About position resetting all of the longhands, how important
is it?
fantasai: It depends on whether we want a shorthand that sets it
together
fantasai: We'd have to design that and put it out to the whole
working group
florian: Even if the shorthand doesn't set it together, for the
things that are set by position, would you have interference
from the other things set by it if they don't get reset?
florian: If we're reverting and leaving the issue open for now, I'm
good with it
TabAtkins: ... and insets and position-area being set together ...
fantasai: That's a problem with the UA stylesheet
RESOLVED: Undo the previous resolution and not add position-anchor
and position-type to the position shorthand for now
CSS Overflow
============
scribe: fantasai
display: -webkit-box and line-clamp without
-webkit-box-orient: vertical
-------------------------------------------
github: https://github.com/w3c/csswg-drafts/issues/10448
andreubotella: We had agreed to a compat workaround for line-clamp
andreubotella: If you have -webkit-box and -webkit-box-orient:
vertical
andreubotella: then either line-clamp or -webkit-line-clamp would
make it not a flex, and make it a block
andreubotella: and -webkit-line-clamp would apply
andreubotella: Issue is if you have line-clamp on block containers
andreubotella: Should display: -webkit-box + line-clamp without
box-orient, should it also trigger the behavior of
making it a block container?
andreubotella: I agree with Florian that -webkit-line-clamp only
applies with -webkit-box and
-webkit-box-orient:vertical
andreubotella: but if you have [missed]
andreubotella: if you have -webkit-box and line-clamp, is -box-orient
also required?
florian: This problem is more difficult to describe than to solve
florian: we have a weird compat hack that is required when you have
-webkit-line-clamp
florian: and is allowed for line-clamp
florian: I don't think we need to generalize
florian: we need to support the set for -webkit-line-clamp to work
florian: It needs to not work when the whole set is not there,
because the Web depends on it not triggering if any piece is
missing
florian: if you don't have the full thing, then don't blockify the
flexbox
florian: The non-hacky version doesn't apply to flexboxes
florian: not helpful, and not needed for compat, so keep it simple
florian: Already resolved that the new line-clamp works if you have
the full set of weird stuff
florian: but if you only have one of them, then we don't trigger the
magic condition, and shouldn't
florian: so proposal is no change, just clarify with a note
astearns: Proposed no change to spec, add a note mentioning the new
version doesn't interact with only part of the old hack
RESOLVED: no change to spec, add a note
CSS Easing
==========
Linear easing function requires at least two points?

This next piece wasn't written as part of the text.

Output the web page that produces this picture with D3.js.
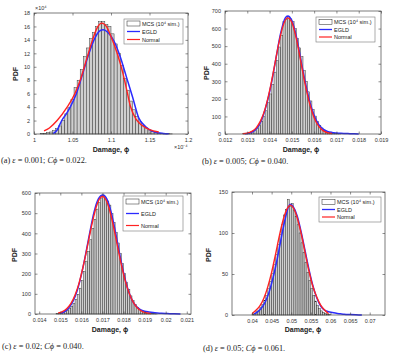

----------------------------------------------------
github: https://github.com/w3c/csswg-drafts/issues/10580
TabAtkins: Reviewing the easing spec, I realized the algorithm for
parsing the list of points in linear() didn't match up
with how we do lists of points elsewhere, e.g.
radial-gradient()
TabAtkins: where we allow single points
TabAtkins: or one value with two positions
TabAtkins: I'm hoping for resolution that we change the linear()
parsing to be similar to gradient parsing
TabAtkins: Allow a single value, whether 2 positions or 1 position
TabAtkins: and do the obvious thing with that
* fantasai doesn't understand what's obvious
<TabAtkins> the "obvious" behavior is that it's a flat line at the
given value
astearns: Proposed to allow linear() easing function to have a single
stop
RESOLVED: Allow linear() to have a single stop
astearns: OpenUI meeting tomorrow. Come talk about form controls!